Intizar Husain thus is an advocate of the inclusive approach and calls any exclusion or insistence on exclusion as a form of extremism. And extremism is what he does not like or does not find beneficial to humankind.
These days too he insists, and he is only stating the obvious, that extremism is defining the age that we live in and is thus excluding much that has formed the core of our cultural existence. The local ground that is hugely fertile has had seeds planted from Central Asia, Persia and Arabia and these then struck root and started to grow with their own special fragrance and individual colour. It was followed with the graft of the European civilisation. The plants and flowers grew more beautiful and colourful retaining a bouquet of fragrance.

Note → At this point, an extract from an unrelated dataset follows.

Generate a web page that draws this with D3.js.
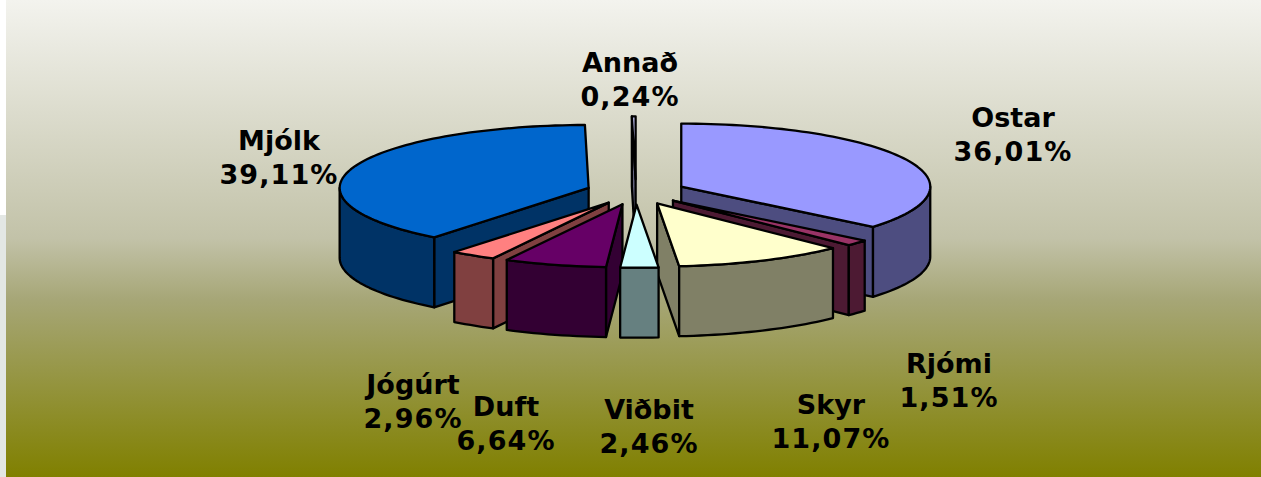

This bouquet is the Indo-Muslim culture that forms the core of the cultural air that we breathe. This will not be found anywhere else and is peculiar to this area -- the languages, the poetic idiom, the musical intonation and the hues not in replication but an expression of something individual and genuine.
And understanding and acceptance of the individuality of culture is the basis of appreciating what is our very own. And this leads to a plurality and peaceful amalgamation that forms a prerequisite for humanism. Intizar Husain is primarily a humanist who has valued the creation by man.
While going through these beautifully written or spoken pieces one is pushed back into time and begin to wonder whether one has lost or gained in these sixty odd years of the country’s existence. Why did the course change from an all inclusive approach to that of exclusion. The emphasis these days is not on what is ours ,rather what is not ours. This exclusion in the name of either religion or imperialism viewed as cultural invasion makes Intizar Husain wonder why the assimilation that took place centuries ago is being put into the dock of controversy and polemical debate now.
Intizar Husain wears many hats. He is undoubtedly one of the foremost writers of fiction in the Urdu language and this not only means that he is a significant writer among his contemporaries but in the entire course of Urdu fiction he finds himself at the very top. He has written both novels and more famously afsanas that actually brought him to prominence. He has written plays for the radio and the stage and a number of articles on literary criticism which can be placed in the highest categories.
He has also written his own biography which is concentric with the biography of the artistic and literary ebb and flow of the country since independence and above all continuously written newspapers columns on a vast variety of subjects; the bedrock being the cultural sustenance of this society. This is the touchstone that he measures and values everything by.
One wonders whether all the articles of Intizar Hssain have been preserved or that they have been collected and published in one go. Actually these would result in many volumes because he has been very regular in penning the articles and the period too stretches over decades. It would be worthwhile to collect these articles and publish them so that the trajectory of his ideas, views and sensibility can be properly charted.
Not only will the publication of Intizar Husain works be a very fruitful thing for understanding our cultural stultification, growth, ups and downs but will be beneficial also for scholars and researches that have to dig into the newspapers archives to choose or select from. Though he admits he is no Mushfiq Khawaja in preserving, enlisting and marshalling his own work, it is essential that the entire body of work of an author, a cultural critic and an analyst of society is not done by the author himself but by competent researchers.